--- Part of a data file ---

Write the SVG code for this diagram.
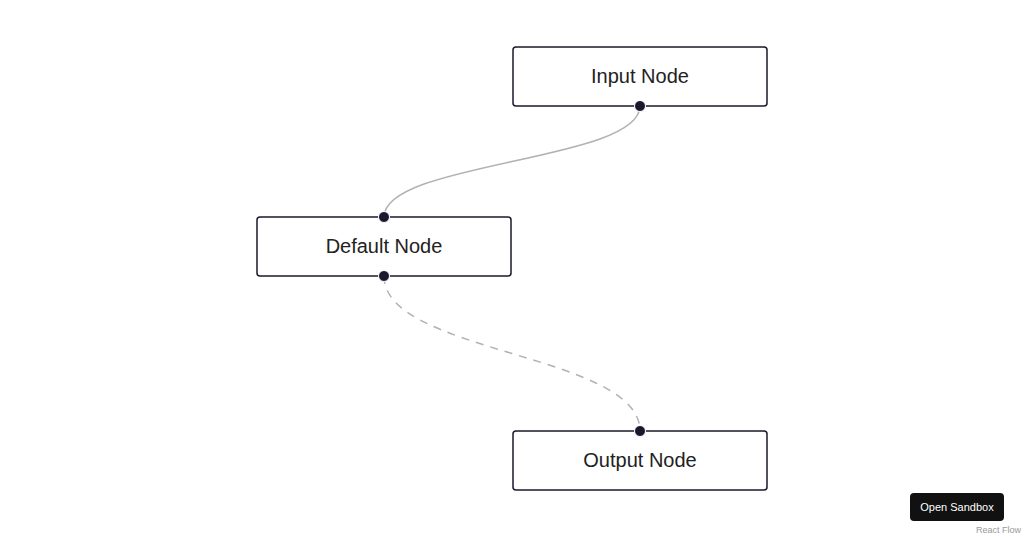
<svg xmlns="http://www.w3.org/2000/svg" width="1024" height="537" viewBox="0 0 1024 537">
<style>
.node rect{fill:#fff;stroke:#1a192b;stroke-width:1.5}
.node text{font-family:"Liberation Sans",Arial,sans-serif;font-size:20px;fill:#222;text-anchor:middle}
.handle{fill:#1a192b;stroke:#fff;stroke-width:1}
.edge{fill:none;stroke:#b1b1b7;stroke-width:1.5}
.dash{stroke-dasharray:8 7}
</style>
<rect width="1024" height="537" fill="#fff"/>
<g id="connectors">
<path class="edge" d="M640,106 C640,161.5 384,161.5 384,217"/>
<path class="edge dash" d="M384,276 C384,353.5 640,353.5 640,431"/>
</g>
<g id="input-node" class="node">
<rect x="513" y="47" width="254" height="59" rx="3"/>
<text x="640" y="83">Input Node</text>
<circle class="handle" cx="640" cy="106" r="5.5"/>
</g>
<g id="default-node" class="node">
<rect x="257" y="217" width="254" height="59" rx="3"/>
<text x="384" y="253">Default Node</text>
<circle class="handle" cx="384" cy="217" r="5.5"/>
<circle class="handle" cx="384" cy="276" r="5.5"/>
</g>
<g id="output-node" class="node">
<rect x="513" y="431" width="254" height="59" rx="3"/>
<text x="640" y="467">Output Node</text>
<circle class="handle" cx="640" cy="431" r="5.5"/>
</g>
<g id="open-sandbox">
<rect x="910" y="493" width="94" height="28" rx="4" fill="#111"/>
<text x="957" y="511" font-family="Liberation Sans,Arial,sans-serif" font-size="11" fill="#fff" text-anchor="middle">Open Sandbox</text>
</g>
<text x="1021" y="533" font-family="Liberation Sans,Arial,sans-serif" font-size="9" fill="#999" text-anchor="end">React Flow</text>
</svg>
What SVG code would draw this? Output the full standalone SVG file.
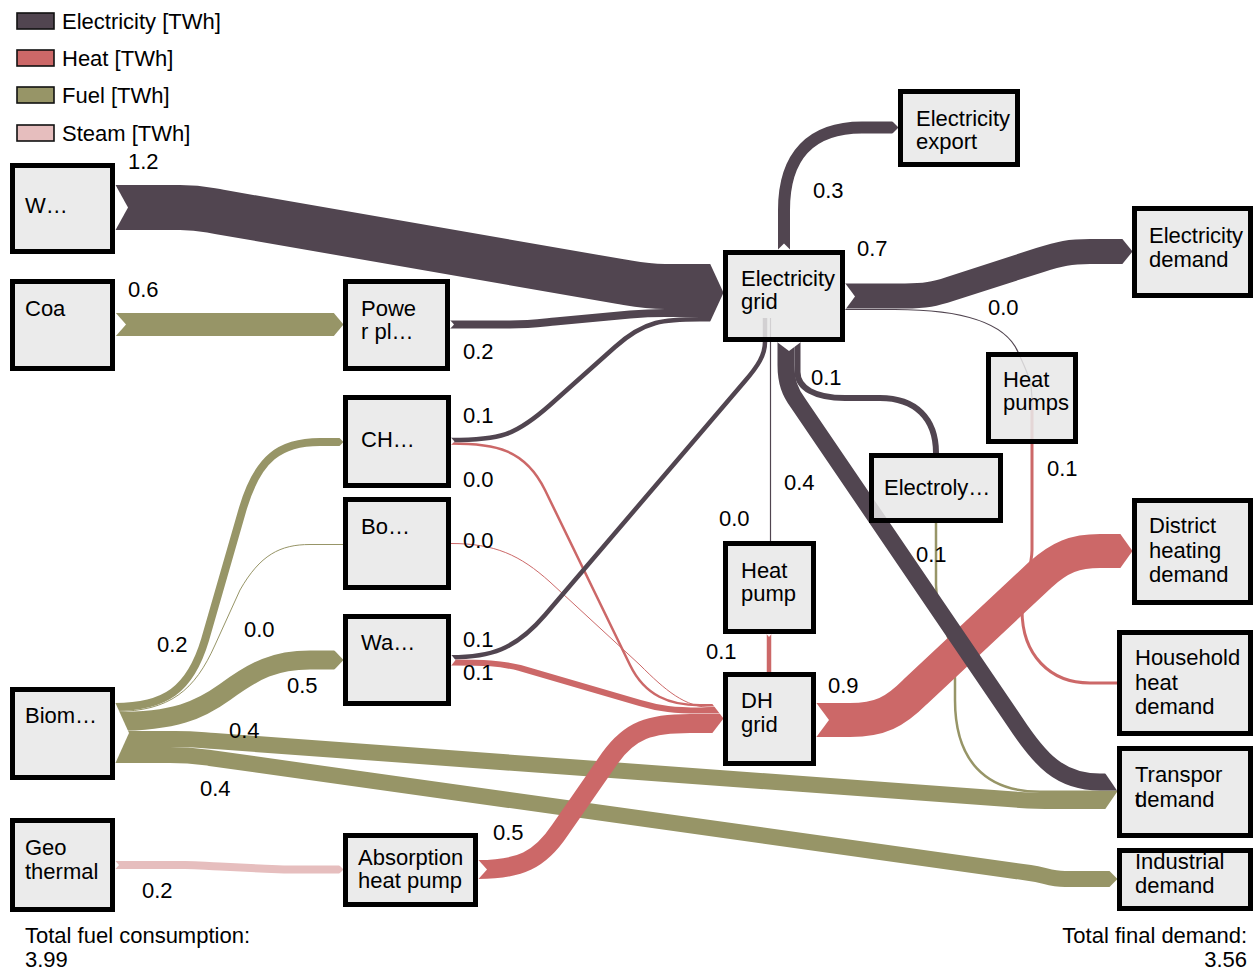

--- GIVEN INSTRUCTION ---
All of the data needs repeating exactly, but the pictures do not.

--- TASK RESULT ---
Write the SVG code for this diagram.
<svg xmlns="http://www.w3.org/2000/svg" width="1024" height="537" viewBox="0 0 1024 537">
<style>
.node rect{fill:#fff;stroke:#1a192b;stroke-width:1.5}
.node text{font-family:"Liberation Sans",Arial,sans-serif;font-size:20px;fill:#222;text-anchor:middle}
.handle{fill:#1a192b;stroke:#fff;stroke-width:1}
.edge{fill:none;stroke:#b1b1b7;stroke-width:1.5}
.dash{stroke-dasharray:8 7}
</style>
<rect width="1024" height="537" fill="#fff"/>
<g id="connectors">
<path class="edge" d="M640,106 C640,161.5 384,161.5 384,217"/>
<path class="edge dash" d="M384,276 C384,353.5 640,353.5 640,431"/>
</g>
<g id="input-node" class="node">
<rect x="513" y="47" width="254" height="59" rx="3"/>
<text x="640" y="83">Input Node</text>
<circle class="handle" cx="640" cy="106" r="5.5"/>
</g>
<g id="default-node" class="node">
<rect x="257" y="217" width="254" height="59" rx="3"/>
<text x="384" y="253">Default Node</text>
<circle class="handle" cx="384" cy="217" r="5.5"/>
<circle class="handle" cx="384" cy="276" r="5.5"/>
</g>
<g id="output-node" class="node">
<rect x="513" y="431" width="254" height="59" rx="3"/>
<text x="640" y="467">Output Node</text>
<circle class="handle" cx="640" cy="431" r="5.5"/>
</g>
<g id="open-sandbox">
<rect x="910" y="493" width="94" height="28" rx="4" fill="#111"/>
<text x="957" y="511" font-family="Liberation Sans,Arial,sans-serif" font-size="11" fill="#fff" text-anchor="middle">Open Sandbox</text>
</g>
<text x="1021" y="533" font-family="Liberation Sans,Arial,sans-serif" font-size="9" fill="#999" text-anchor="end">React Flow</text>
</svg>
What SVG code would draw this? Output the full standalone SVG file.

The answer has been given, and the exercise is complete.